Switch to full style
An open forum for general discussions of a spiritual nature where guests and readers entertain the teachings of The Urantia Book.
Post a reply

Bringing microbes to Mars

Sat Mar 31, 2018 11:53 am +0000

the Urantia Book seem to imply urantia is the only inhabited planet in our solar system .....Paper49.2.6>>>>>> And defines the fact it can sustain life. It was inevitable Man will one day land on Mars...... My ? is....... It also is very possible we could spread our so called grems ..... initiating life?.....or do you think the life carriers would be involved it stopping .....manmade implantation !

49:2.6.Beings such as the Urantia races are classified as mid-breathers; you represent the average or typical breathing order of mortal existence. If intelligent creatures should exist on a planet with an atmosphere similar to that of your near neighbor, Venus, they would belong to the superbreather group, while those inhabiting a planet with an atmosphere as thin as that of your outer neighbor, Mars, would be denominated subbreathers.

Re: Bringing microbes to Mars

Sat Mar 31, 2018 12:11 pm +0000

I think Paper 58.1 explains that life could not be sustained without the right conditions....but what might happen if we changed the environment of mars ?

Re: Bringing microbes to Mars

Sat Mar 31, 2018 5:28 pm +0000

randall wrote:the Urantia Book seem to imply urantia is the only inhabited planet in our solar system


Further on in Paper 49 it says this about non-breathers, which could live on Mars or perhaps even on our moon:

(49:3.6) You would be more than interested in the planetary conduct of this type of mortal because such a race of beings inhabits a sphere in close proximity to Urantia.


I've thought about the term "close proximity" alot. I think it means a race of non-breathing mortals live in our solar system. To me, it's one of the most fascinating things the UB reveals and makes me wonder about all those reports of strange things seen in our skies. It also makes me think that it's only a matter of time that we make contact.

Something tells me they're probably a much older race than ours. I wonder, do they know about Michael's sojourn here? Was their world also swept up in the rebellion? Or does "close proximity" in cosmic terms, mean this race of beings are a lot farther away and do not live in our solar system. Who knows?

Re: Bringing microbes to Mars

Sat Mar 31, 2018 8:23 pm +0000

Satania is not a uniform physical system, a single astronomic unit or organization. Its 619 inhabited worlds are located in over five hundred different physical systems. Only five have more than two inhabited worlds, and of these only one has four peopled planets, while there are forty-six having two inhabited worlds. 32.2.10

Re: Bringing microbes to Mars

Tue Apr 03, 2018 12:46 am +0000

At least 2 of the moons of Jupiter may have the potential to support life. Europa and Ganymede seem clearly to be heated by tidal forces and have underground seas capped by ice. Now and then water breaks through the ice and sprays up onto it and cracking it in places. Life there would probably have no atmosphere to breath.

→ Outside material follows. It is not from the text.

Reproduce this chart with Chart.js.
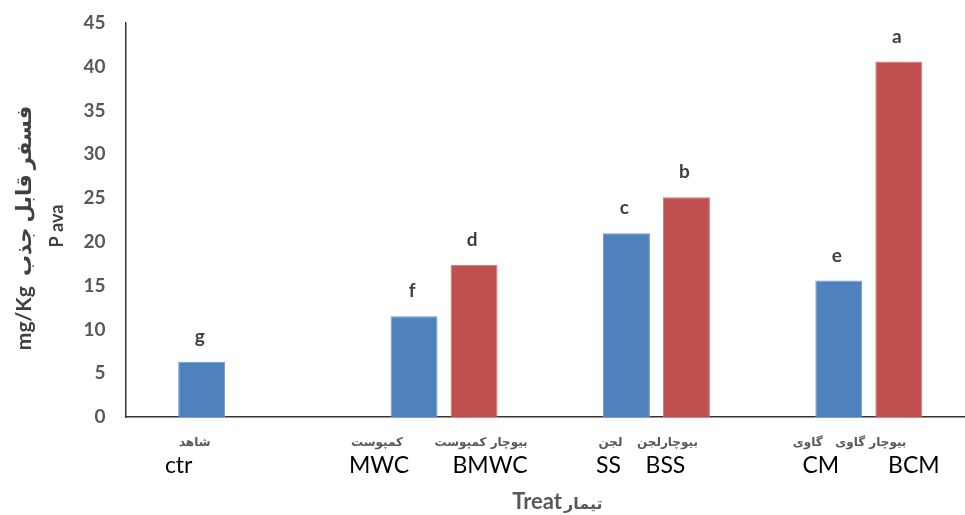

Re: Bringing microbes to Mars

Mon Jul 02, 2018 8:48 pm +0000

randall wrote:the Urantia Book seem to imply urantia is the only inhabited planet in our solar system .....Paper49.2.6>>>>>> And defines the fact it can sustain life. It was inevitable Man will one day land on Mars...... My ? is....... It also is very possible we could spread our so called grems ..... initiating life?.....or do you think the life carriers would be involved it stopping .....manmade implantation !

49:2.6.Beings such as the Urantia races are classified as mid-breathers; you represent the average or typical breathing order of mortal existence. If intelligent creatures should exist on a planet with an atmosphere similar to that of your near neighbor, Venus, they would belong to the superbreather group, while those inhabiting a planet with an atmosphere as thin as that of your outer neighbor, Mars, would be denominated subbreathers.

Water is only liquid on Mars between a very narrow temperature range, just going by memory, I think it's 77 to 79 degrees F. Below that temperature water is frozen as ice. Above that temperature water evaporates because of the very low atmospheric pressure. So, there is water on Mars but only for a very short time, probably seconds, every day at the equator.

There are no living microbes on Mars and if you take any there they will die.